--- start ---

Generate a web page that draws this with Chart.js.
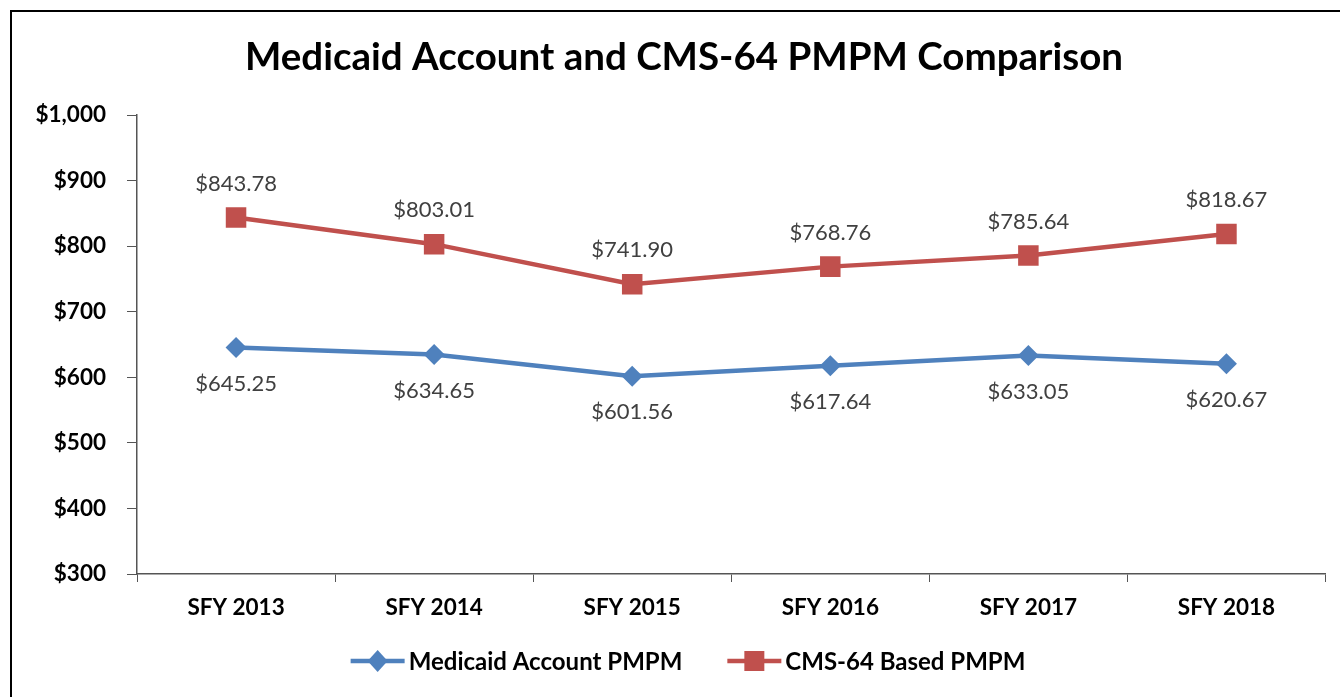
<!DOCTYPE html>
<html>
<head>
<meta charset="utf-8">
<script src="https://cdn.jsdelivr.net/npm/chart.js@4"></script>
<style>
  html, body { margin: 0; padding: 0; background: #fff; }
  #wrap { position: relative; width: 1340px; height: 697px; }
</style>
</head>
<body>
<div id="wrap"><canvas id="chart" width="1340" height="697"></canvas></div>
<script>
const years = ['SFY 2013', 'SFY 2014', 'SFY 2015', 'SFY 2016', 'SFY 2017', 'SFY 2018'];
const medicaidPmpm = [645.25, 634.65, 601.56, 617.64, 633.05, 620.67];
const cms64Pmpm = [843.78, 803.01, 741.90, 768.76, 785.64, 818.67];
const yTicks = [300, 400, 500, 600, 700, 800, 900, 1000];
const chartTitle = 'Medicaid Account and CMS-64 PMPM Comparison';

const BLUE = '#4F81BD';
const RED = '#C0504D';
const FONT = 'Lato, "Open Sans", sans-serif';

// outer border and the title (title sits a bit right of the canvas centre)
const frame = {
    id: 'frame',
    beforeDraw(chart) {
        const ctx = chart.ctx;
        ctx.save();
        ctx.strokeStyle = '#000';
        ctx.lineWidth = 2;
        ctx.strokeRect(11, 11, 1340, 700);
        ctx.font = 'bold 38.5px ' + FONT;
        ctx.fillStyle = '#000';
        ctx.textAlign = 'center';
        ctx.textBaseline = 'middle';
        ctx.fillText(chartTitle, chart.width / 2 + 14, 58);
        ctx.restore();
    }
};

const valueLabels = {
    id: 'valueLabels',
    afterDatasetsDraw(chart) {
        const ctx = chart.ctx;
        ctx.save();
        ctx.font = '22px ' + FONT;
        ctx.fillStyle = '#404040';
        ctx.textAlign = 'center';
        ctx.textBaseline = 'middle';
        chart.data.datasets.forEach((ds, i) => {
            const meta = chart.getDatasetMeta(i);
            meta.data.forEach((pt, j) => {
                const off = ds.labelAbove ? -34 : 36;
                ctx.fillText('$' + ds.data[j].toFixed(2), pt.x, pt.y + off);
            });
        });
        ctx.restore();
    }
};

// legend drawn by hand: line with marker, then bold text
const lineLegend = {
    id: 'lineLegend',
    afterDraw(chart) {
        const ctx = chart.ctx;
        const swatchW = 54, textGap = 4, itemGap = 45;
        const y = 661;
        ctx.save();
        ctx.font = 'bold 24px ' + FONT;
        const items = chart.data.datasets.map(ds => ({ ds, w: ctx.measureText(ds.label).width }));
        const total = items.reduce((s, it) => s + swatchW + textGap + it.w, 0) + itemGap * (items.length - 1);
        let x = chart.width / 2 + 18 - total / 2;
        items.forEach(it => {
            const c = it.ds.borderColor;
            ctx.strokeStyle = c;
            ctx.fillStyle = c;
            ctx.lineWidth = 4.5;
            ctx.beginPath(); ctx.moveTo(x, y); ctx.lineTo(x + swatchW, y); ctx.stroke();
            const cx = x + swatchW / 2;
            ctx.beginPath();
            if (it.ds.pointStyle === 'rectRot') {
                ctx.moveTo(cx, y - 11); ctx.lineTo(cx + 10, y); ctx.lineTo(cx, y + 11); ctx.lineTo(cx - 10, y);
            } else {
                ctx.rect(cx - 10, y - 10, 20, 20);
            }
            ctx.fill();
            ctx.fillStyle = '#000';
            ctx.textAlign = 'left';
            ctx.textBaseline = 'middle';
            ctx.fillText(it.ds.label, x + swatchW + textGap, y + 1);
            x += swatchW + textGap + it.w + itemGap;
        });
        ctx.restore();
    }
};

new Chart(document.getElementById('chart'), {
    type: 'line',
    data: {
        labels: years,
        datasets: [{
            label: 'Medicaid Account PMPM',
            data: medicaidPmpm,
            borderColor: BLUE,
            backgroundColor: BLUE,
            borderWidth: 4.5,
            pointStyle: 'rectRot',
            pointRadius: 10.5,
            pointHoverRadius: 10.5,
            pointBorderWidth: 0,
            labelAbove: false
        }, {
            label: 'CMS-64 Based PMPM',
            data: cms64Pmpm,
            borderColor: RED,
            backgroundColor: RED,
            borderWidth: 4.5,
            pointStyle: 'rect',
            pointRadius: 14.5,
            pointHoverRadius: 14.5,
            pointBorderWidth: 0,
            labelAbove: true
        }]
    },
    options: {
        responsive: false,
        animation: false,
        layout: { padding: { top: 115, left: 12, right: 13, bottom: 64 } },
        plugins: {
            title: { display: false },
            legend: { display: false },
            tooltip: { enabled: false }
        },
        scales: {
            x: {
                offset: true,
                grid: {
                    offset: true,
                    drawOnChartArea: false,
                    drawTicks: true,
                    tickLength: 8,
                    color: '#555'
                },
                border: { color: '#555', width: 1.5 },
                ticks: {
                    color: '#000',
                    padding: 12,
                    font: { family: FONT, size: 22.5, weight: 'bold' }
                }
            },
            y: {
                min: yTicks[0],
                max: yTicks[yTicks.length - 1],
                afterBuildTicks(scale) {
                    scale.ticks = yTicks.map(v => ({ value: v }));
                },
                afterFit(scale) { scale.width = 125; },
                grid: {
                    drawOnChartArea: false,
                    drawTicks: true,
                    tickLength: 10,
                    color: '#555'
                },
                border: { color: '#555', width: 1.5 },
                ticks: {
                    color: '#000',
                    padding: 21,
                    font: { family: FONT, size: 22.5, weight: 'bold' },
                    callback: v => '$' + v.toLocaleString('en-US')
                }
            }
        }
    },
    plugins: [frame, valueLabels, lineLegend]
});
</script>
</body>
</html>
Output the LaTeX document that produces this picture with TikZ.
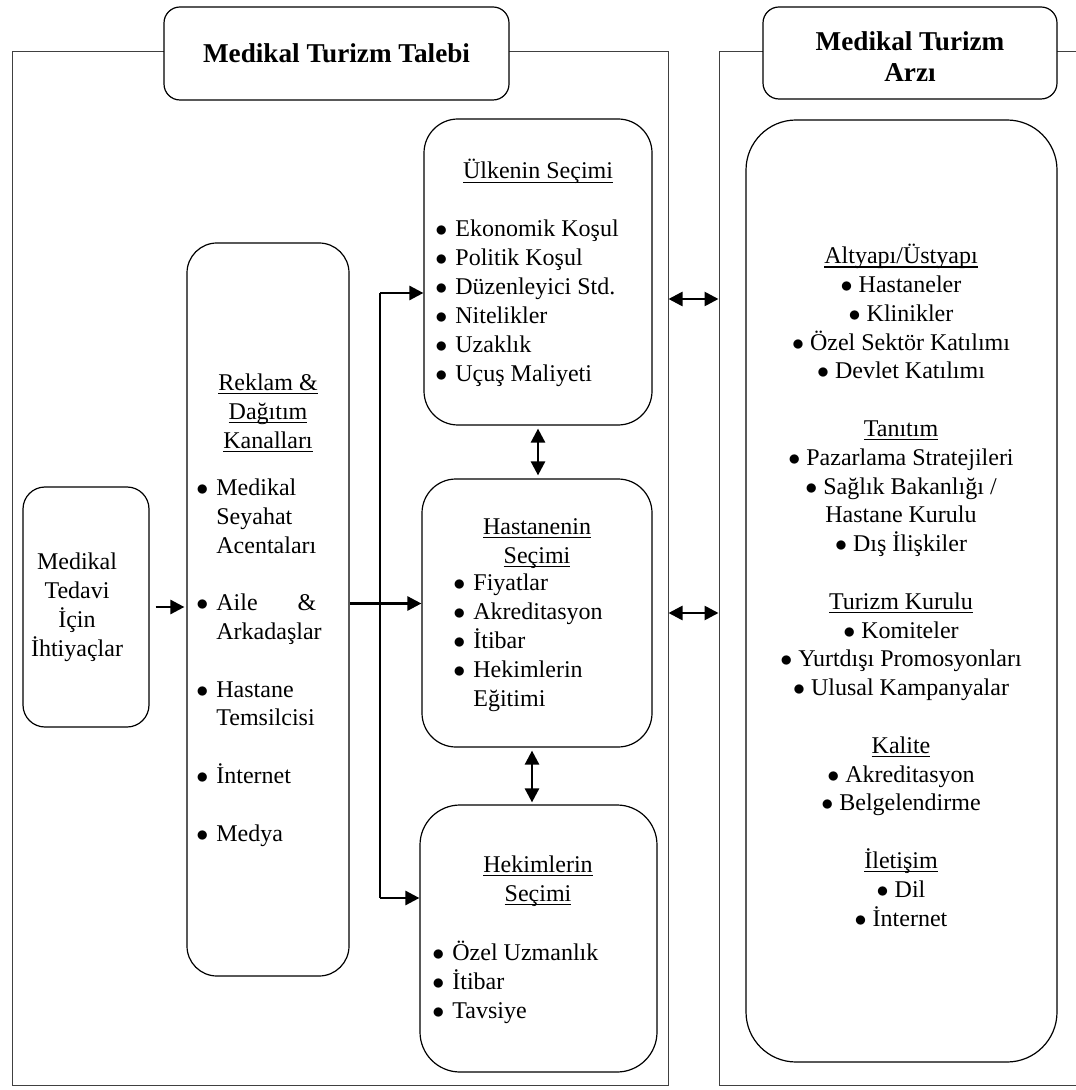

--- end ---

Leave out the pictures and copy everything else in the records word for word.

THE REPLY.
Generate a web page that draws this with Chart.js.
<!DOCTYPE html>
<html>
<head>
<meta charset="utf-8">
<script src="https://cdn.jsdelivr.net/npm/chart.js@4"></script>
<style>
  html, body { margin: 0; padding: 0; background: #fff; }
  #wrap { position: relative; width: 1340px; height: 697px; }
</style>
</head>
<body>
<div id="wrap"><canvas id="chart" width="1340" height="697"></canvas></div>
<script>
const years = ['SFY 2013', 'SFY 2014', 'SFY 2015', 'SFY 2016', 'SFY 2017', 'SFY 2018'];
const medicaidPmpm = [645.25, 634.65, 601.56, 617.64, 633.05, 620.67];
const cms64Pmpm = [843.78, 803.01, 741.90, 768.76, 785.64, 818.67];
const yTicks = [300, 400, 500, 600, 700, 800, 900, 1000];
const chartTitle = 'Medicaid Account and CMS-64 PMPM Comparison';

const BLUE = '#4F81BD';
const RED = '#C0504D';
const FONT = 'Lato, "Open Sans", sans-serif';

// outer border and the title (title sits a bit right of the canvas centre)
const frame = {
    id: 'frame',
    beforeDraw(chart) {
        const ctx = chart.ctx;
        ctx.save();
        ctx.strokeStyle = '#000';
        ctx.lineWidth = 2;
        ctx.strokeRect(11, 11, 1340, 700);
        ctx.font = 'bold 38.5px ' + FONT;
        ctx.fillStyle = '#000';
        ctx.textAlign = 'center';
        ctx.textBaseline = 'middle';
        ctx.fillText(chartTitle, chart.width / 2 + 14, 58);
        ctx.restore();
    }
};

const valueLabels = {
    id: 'valueLabels',
    afterDatasetsDraw(chart) {
        const ctx = chart.ctx;
        ctx.save();
        ctx.font = '22px ' + FONT;
        ctx.fillStyle = '#404040';
        ctx.textAlign = 'center';
        ctx.textBaseline = 'middle';
        chart.data.datasets.forEach((ds, i) => {
            const meta = chart.getDatasetMeta(i);
            meta.data.forEach((pt, j) => {
                const off = ds.labelAbove ? -34 : 36;
                ctx.fillText('$' + ds.data[j].toFixed(2), pt.x, pt.y + off);
            });
        });
        ctx.restore();
    }
};

// legend drawn by hand: line with marker, then bold text
const lineLegend = {
    id: 'lineLegend',
    afterDraw(chart) {
        const ctx = chart.ctx;
        const swatchW = 54, textGap = 4, itemGap = 45;
        const y = 661;
        ctx.save();
        ctx.font = 'bold 24px ' + FONT;
        const items = chart.data.datasets.map(ds => ({ ds, w: ctx.measureText(ds.label).width }));
        const total = items.reduce((s, it) => s + swatchW + textGap + it.w, 0) + itemGap * (items.length - 1);
        let x = chart.width / 2 + 18 - total / 2;
        items.forEach(it => {
            const c = it.ds.borderColor;
            ctx.strokeStyle = c;
            ctx.fillStyle = c;
            ctx.lineWidth = 4.5;
            ctx.beginPath(); ctx.moveTo(x, y); ctx.lineTo(x + swatchW, y); ctx.stroke();
            const cx = x + swatchW / 2;
            ctx.beginPath();
            if (it.ds.pointStyle === 'rectRot') {
                ctx.moveTo(cx, y - 11); ctx.lineTo(cx + 10, y); ctx.lineTo(cx, y + 11); ctx.lineTo(cx - 10, y);
            } else {
                ctx.rect(cx - 10, y - 10, 20, 20);
            }
            ctx.fill();
            ctx.fillStyle = '#000';
            ctx.textAlign = 'left';
            ctx.textBaseline = 'middle';
            ctx.fillText(it.ds.label, x + swatchW + textGap, y + 1);
            x += swatchW + textGap + it.w + itemGap;
        });
        ctx.restore();
    }
};

new Chart(document.getElementById('chart'), {
    type: 'line',
    data: {
        labels: years,
        datasets: [{
            label: 'Medicaid Account PMPM',
            data: medicaidPmpm,
            borderColor: BLUE,
            backgroundColor: BLUE,
            borderWidth: 4.5,
            pointStyle: 'rectRot',
            pointRadius: 10.5,
            pointHoverRadius: 10.5,
            pointBorderWidth: 0,
            labelAbove: false
        }, {
            label: 'CMS-64 Based PMPM',
            data: cms64Pmpm,
            borderColor: RED,
            backgroundColor: RED,
            borderWidth: 4.5,
            pointStyle: 'rect',
            pointRadius: 14.5,
            pointHoverRadius: 14.5,
            pointBorderWidth: 0,
            labelAbove: true
        }]
    },
    options: {
        responsive: false,
        animation: false,
        layout: { padding: { top: 115, left: 12, right: 13, bottom: 64 } },
        plugins: {
            title: { display: false },
            legend: { display: false },
            tooltip: { enabled: false }
        },
        scales: {
            x: {
                offset: true,
                grid: {
                    offset: true,
                    drawOnChartArea: false,
                    drawTicks: true,
                    tickLength: 8,
                    color: '#555'
                },
                border: { color: '#555', width: 1.5 },
                ticks: {
                    color: '#000',
                    padding: 12,
                    font: { family: FONT, size: 22.5, weight: 'bold' }
                }
            },
            y: {
                min: yTicks[0],
                max: yTicks[yTicks.length - 1],
                afterBuildTicks(scale) {
                    scale.ticks = yTicks.map(v => ({ value: v }));
                },
                afterFit(scale) { scale.width = 125; },
                grid: {
                    drawOnChartArea: false,
                    drawTicks: true,
                    tickLength: 10,
                    color: '#555'
                },
                border: { color: '#555', width: 1.5 },
                ticks: {
                    color: '#000',
                    padding: 21,
                    font: { family: FONT, size: 22.5, weight: 'bold' },
                    callback: v => '$' + v.toLocaleString('en-US')
                }
            }
        }
    },
    plugins: [frame, valueLabels, lineLegend]
});
</script>
</body>
</html>
Output the LaTeX document that produces this picture with TikZ.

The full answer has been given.